The login program will use the account field to find the username and therefore get the UID of the user. Login will also use the password (or the /etc/shadow file) to be sure the entered password is a match. Login will look up the user's home directory and use that to set the $HOME environment variable. Login will use the shell field to determine what shell program (such as bash, sh, tsh, etc) to run for that user. then login will pass program control to the shell program. There is an important difference in the control passed at this point, however! The shell program will run with the user's privileges and not with root privileges. The programs to this point (init, getty, login) have all run with root privileges.

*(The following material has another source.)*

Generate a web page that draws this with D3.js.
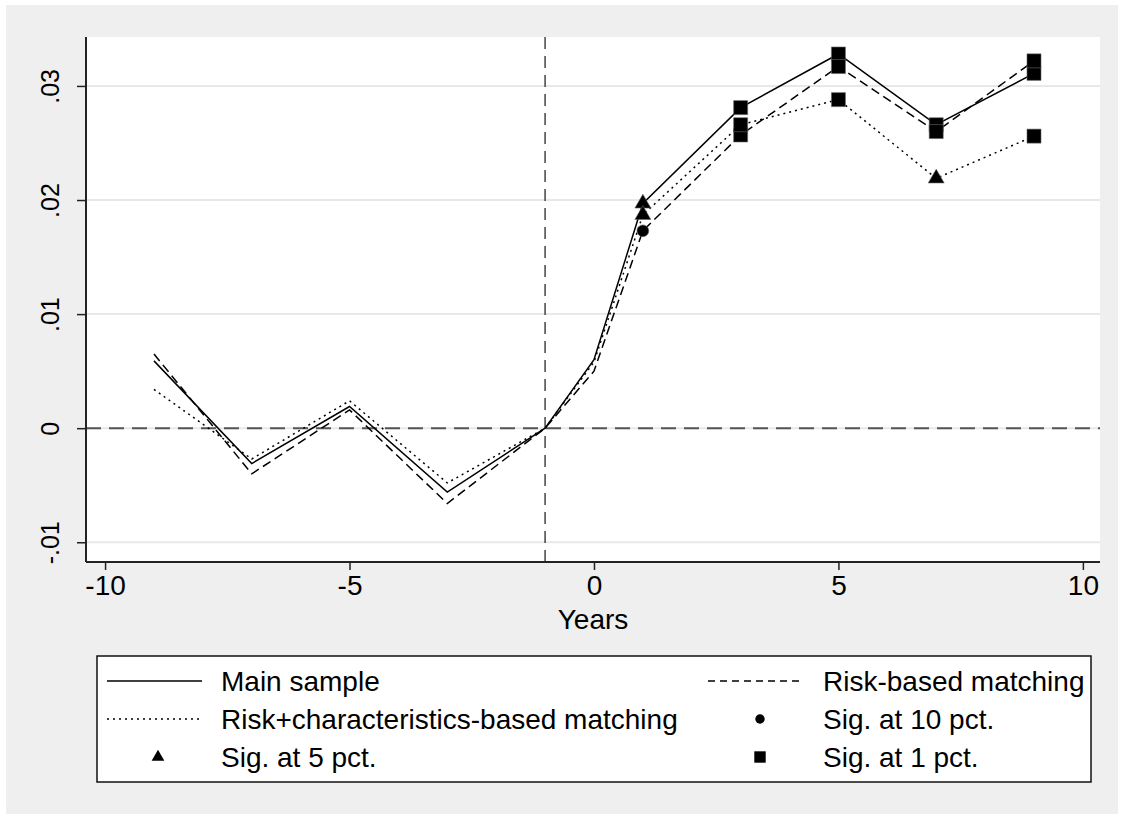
<!DOCTYPE html>
<html>
<head>
<meta charset="utf-8">
<script src="https://cdn.jsdelivr.net/npm/d3@7"></script>
<style>
  html, body { margin: 0; padding: 0; background: #ffffff; }
  text { font-family: "Liberation Sans", Arial, sans-serif; fill: #000; }
</style>
</head>
<body>
<div id="chart"></div>
<script>
// 1. Data
const years = [-9, -7, -5, -3, -1, 0, 1, 3, 5, 7, 9];
const mainSample = [0.0059, -0.0031, 0.0019, -0.0056, 0, 0.0060, 0.0197, 0.0281, 0.0328, 0.0266, 0.0311];
const riskBased  = [0.0065, -0.0040, 0.0016, -0.0066, 0, 0.0050, 0.0173, 0.0257, 0.0317, 0.0260, 0.0322];
const riskChar   = [0.0034, -0.0027, 0.0024, -0.0048, 0, 0.0058, 0.0187, 0.0266, 0.0288, 0.0219, 0.0256];
// significance level per point: "" none, "10", "5", "1"
const mainSig = ["", "", "", "", "", "", "5", "1", "1", "1", "1"];
const riskSig = ["", "", "", "", "", "", "10", "1", "1", "1", "1"];
const charSig = ["", "", "", "", "", "", "5", "1", "1", "5", "1"];

const xTicks = [-10, -5, 0, 5, 10];
const xTickLabels = ["-10", "-5", "0", "5", "10"];
const yTicks = [-0.01, 0, 0.01, 0.02, 0.03];
const yTickLabels = ["-.01", "0", ".01", ".02", ".03"];

const seriesNames = ["Main sample", "Risk-based matching", "Risk+characteristics-based matching"];
const sigNames = ["Sig. at 10 pct.", "Sig. at 5 pct.", "Sig. at 1 pct."];

// 2. Chart settings
const W = 1124, H = 819;
const plot = { left: 86, right: 1100, top: 37, bottom: 562 };
const dashes = { solid: null, dash: "9,5", dot: "2,4" };
const fontSize = 28;

const svg = d3.select("#chart")
    .append("svg")
    .attr("width", W)
    .attr("height", H);

// gray background with thin white frame
svg.append("rect")
    .attr("x", 6).attr("y", 5)
    .attr("width", W - 12).attr("height", H - 10)
    .attr("fill", "#efefef");

svg.append("rect")
    .attr("x", plot.left).attr("y", plot.top)
    .attr("width", plot.right - plot.left)
    .attr("height", plot.bottom - plot.top)
    .attr("fill", "#ffffff");

// 3. Scales
const xScale = d3.scaleLinear()
    .domain([-10.39, 10.35])
    .range([plot.left, plot.right]);

const yScale = d3.scaleLinear()
    .domain([-0.01173, 0.03429])
    .range([plot.bottom, plot.top]);

// 4. Gridlines
svg.append("g")
    .selectAll("line")
    .data(yTicks)
    .enter()
    .append("line")
    .attr("x1", plot.left).attr("x2", plot.right)
    .attr("y1", d => yScale(d)).attr("y2", d => yScale(d))
    .attr("stroke", "#e8e8e8")
    .attr("stroke-width", 2);

// reference lines
svg.append("line")
    .attr("x1", plot.left).attr("x2", plot.right)
    .attr("y1", yScale(0)).attr("y2", yScale(0))
    .attr("stroke", "#555")
    .attr("stroke-width", 2)
    .attr("stroke-dasharray", "15,8");

svg.append("line")
    .attr("x1", xScale(-1)).attr("x2", xScale(-1))
    .attr("y1", plot.top).attr("y2", plot.bottom)
    .attr("stroke", "#444")
    .attr("stroke-width", 1.5)
    .attr("stroke-dasharray", "12,7");

// 5. Axes
const xAxis = d3.axisBottom(xScale)
    .tickValues(xTicks)
    .tickSize(8)
    .tickPadding(5)
    .tickFormat((d, i) => xTickLabels[i]);

const yAxis = d3.axisLeft(yScale)
    .tickValues(yTicks)
    .tickSize(9)
    .tickFormat((d, i) => yTickLabels[i]);

const gx = svg.append("g")
    .attr("transform", `translate(0,${plot.bottom})`)
    .call(xAxis);
gx.select(".domain")
    .attr("d", `M${plot.left},0H${plot.right}`)
    .attr("stroke", "#222").attr("stroke-width", 2);
gx.selectAll(".tick line").attr("stroke", "#222").attr("stroke-width", 1.5);
gx.selectAll(".tick text")
    .attr("font-size", fontSize)
    .attr("font-family", "Liberation Sans, Arial, sans-serif")
    .attr("fill", "#000");

const gy = svg.append("g")
    .attr("transform", `translate(${plot.left},0)`)
    .call(yAxis);
gy.select(".domain")
    .attr("d", `M0,${plot.top}V${plot.bottom}`)
    .attr("stroke", "#222").attr("stroke-width", 2);
gy.selectAll(".tick line").attr("stroke", "#222").attr("stroke-width", 1.5);
gy.selectAll(".tick text")
    .attr("font-size", 25)
    .attr("font-family", "Liberation Sans, Arial, sans-serif")
    .attr("fill", "#000")
    .attr("text-anchor", "middle")
    .attr("transform", "rotate(-90)")
    .attr("x", 0)
    .attr("y", -27)
    .attr("dy", 0);

// axis title
svg.append("text")
    .attr("x", (plot.left + plot.right) / 2)
    .attr("y", 629)
    .attr("text-anchor", "middle")
    .attr("font-size", fontSize)
    .text("Years");

// 6. Lines
const series = [
    { name: seriesNames[0], values: mainSample, sig: mainSig, dash: dashes.solid },
    { name: seriesNames[1], values: riskBased, sig: riskSig, dash: dashes.dash },
    { name: seriesNames[2], values: riskChar, sig: charSig, dash: dashes.dot }
];

const lineGenerator = d3.line()
    .x((d, i) => xScale(years[i]))
    .y(d => yScale(d));

svg.append("g")
    .selectAll("path")
    .data(series)
    .enter()
    .append("path")
    .attr("fill", "none")
    .attr("stroke", "#000")
    .attr("stroke-width", 1.5)
    .attr("stroke-dasharray", d => d.dash)
    .attr("d", d => lineGenerator(d.values));

// 7. Significance markers
const symbolFor = { "10": d3.symbolCircle, "5": d3.symbolTriangle, "1": d3.symbolSquare };
const sizeFor = { "10": 110, "5": 110, "1": 196 };

const points = [];
series.forEach(s => {
    s.values.forEach((v, i) => {
        if (s.sig[i]) points.push({ x: years[i], y: v, sig: s.sig[i] });
    });
});

svg.append("g")
    .selectAll("path")
    .data(points)
    .enter()
    .append("path")
    .attr("transform", d => `translate(${xScale(d.x)},${yScale(d.y)})`)
    .attr("d", d => d3.symbol().type(symbolFor[d.sig]).size(sizeFor[d.sig])())
    .attr("fill", "#000")
    .attr("stroke", "#666")
    .attr("stroke-width", 0.6);

// 8. Legend
const legend = svg.append("g");
legend.append("rect")
    .attr("x", 97).attr("y", 656)
    .attr("width", 994).attr("height", 126)
    .attr("fill", "#fff")
    .attr("stroke", "#111")
    .attr("stroke-width", 1.5);

const rowY = [681, 719, 757];
const legendItems = [
    { kind: "line", dash: dashes.solid, kx: 107, tx: 221, y: rowY[0], label: seriesNames[0] },
    { kind: "line", dash: "7,5", kx: 708, tx: 823, y: rowY[0], label: seriesNames[1] },
    { kind: "line", dash: "2,4", kx: 107, tx: 221, y: rowY[1], label: seriesNames[2] },
    { kind: "sym", sig: "10", kx: 760, tx: 823, y: rowY[1], label: sigNames[0] },
    { kind: "sym", sig: "5", kx: 158, tx: 221, y: rowY[2], label: sigNames[1] },
    { kind: "sym", sig: "1", kx: 760, tx: 823, y: rowY[2], label: sigNames[2] }
];

legendItems.forEach(it => {
    if (it.kind === "line") {
        legend.append("line")
            .attr("x1", it.kx).attr("x2", it.kx + 95)
            .attr("y1", it.y).attr("y2", it.y)
            .attr("stroke", "#000")
            .attr("stroke-width", 1.5)
            .attr("stroke-dasharray", it.dash);
    } else {
        const sz = { "10": 70, "5": 70, "1": 130 }[it.sig];
        legend.append("path")
            .attr("transform", `translate(${it.kx},${it.y})`)
            .attr("d", d3.symbol().type(symbolFor[it.sig]).size(sz)())
            .attr("fill", "#000");
    }
    legend.append("text")
        .attr("x", it.tx)
        .attr("y", it.y)
        .attr("dy", "0.35em")
        .attr("font-size", fontSize)
        .text(it.label);
});
</script>
</body>
</html>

Files used by the login program:

  • /etc/nologin - This file is used to prevent users who are not root from logging into the system.
  • /etc/usertty - This file is used to impose special access restrictions on users.
  • /etc/securetty - Controls the terminals that the root user can login on.
  • .hushlogin - When this file exists in the user's home directory, it will prevent check for mail, printing of the last login time, and the message of the day when the user logs in.
  • /var/log/lastlog - Contains information about the last time a login was done on the system.
  • /etc/passwd - Contains information about the user including the ID, name, home directory, and the path to the preferred shell program. If not using shadow passwords, this file may also contain user passwords.